Издавая в 1786 году Устав народных училищ{690}, Екатерина собственноручно внесла в него дополнение, подчеркивавшее цели этого положения — всеобщее образование и всесословное обучение.
В выработанный Комиссией предварительный проект императрица внесла принципиальное изменение, касавшееся обучения иностранным языкам. Согласно поправке, французский язык был отнесен к сфере домашнего воспитания, поскольку Екатерина не считала его обязательным для государственной службы. Если дворяне непременно желали, чтобы их дети овладели французским языком, то они должны были оплачивать обучение из своего кармана.
К государственным интересам, в отличие от французского языка, императрица относила учет этнической специфики ее многонациональной империи: в Киевской, Азовской и Новороссийской губерниях должен был преподаваться греческий язык, в Иркутской губернии — китайский, а на территориях, где проживали мусульмане, — арабский и татарский языки[126]. Школы, учрежденные по Уставу 1786 года, если не учитывать их социально-дисциплинирующего аспекта, явно не были школами для дворян.
Дворянство, в свою очередь, нуждалось в знаниях, которые способствовали бы продвижению по службе в провинции или, что было бы еще лучше, в больших городах. Оно нуждалось также и в знаниях, подобающих его статусу и отличающих его как таковое.

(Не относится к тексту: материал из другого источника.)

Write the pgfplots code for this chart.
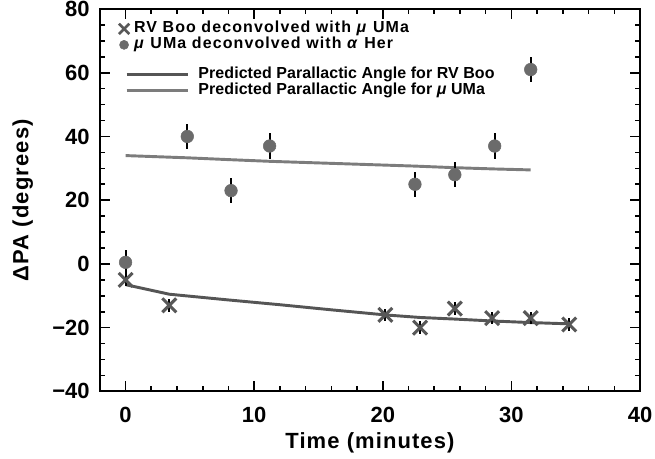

Эти навыки межличностного общения, необходимые для дворянского образа жизни, в течение XVIII века приобретали новые формы. Процессы второй половины XVIII века, в ходе которых в столицах менялись придворные обычаи и происходила полная переориентация на французскую модель, наблюдались и в провинции. Однако некоторым критикам устаревшие обычаи предков казались более подобающими, нежели образ жизни столичного дворянства. Пожалуй, самым известным обличителем «поврежденных нравов» был Михаил Михайлович Щербатов{691}. Однако и в произведениях таких активных на литературном поприще государственных деятелей, как Гаврила Романович Державин, можно уловить изменения в жизненном мире дворянства — со всеми присущими ему элементами инерции и адаптации{692}. Жизнь «светского общества» — петербургских вельмож или семейств из правящего класса (ruling families){693} — находила отклик в провинции, ее пытались копировать — хотя бы частично — или же отвергать.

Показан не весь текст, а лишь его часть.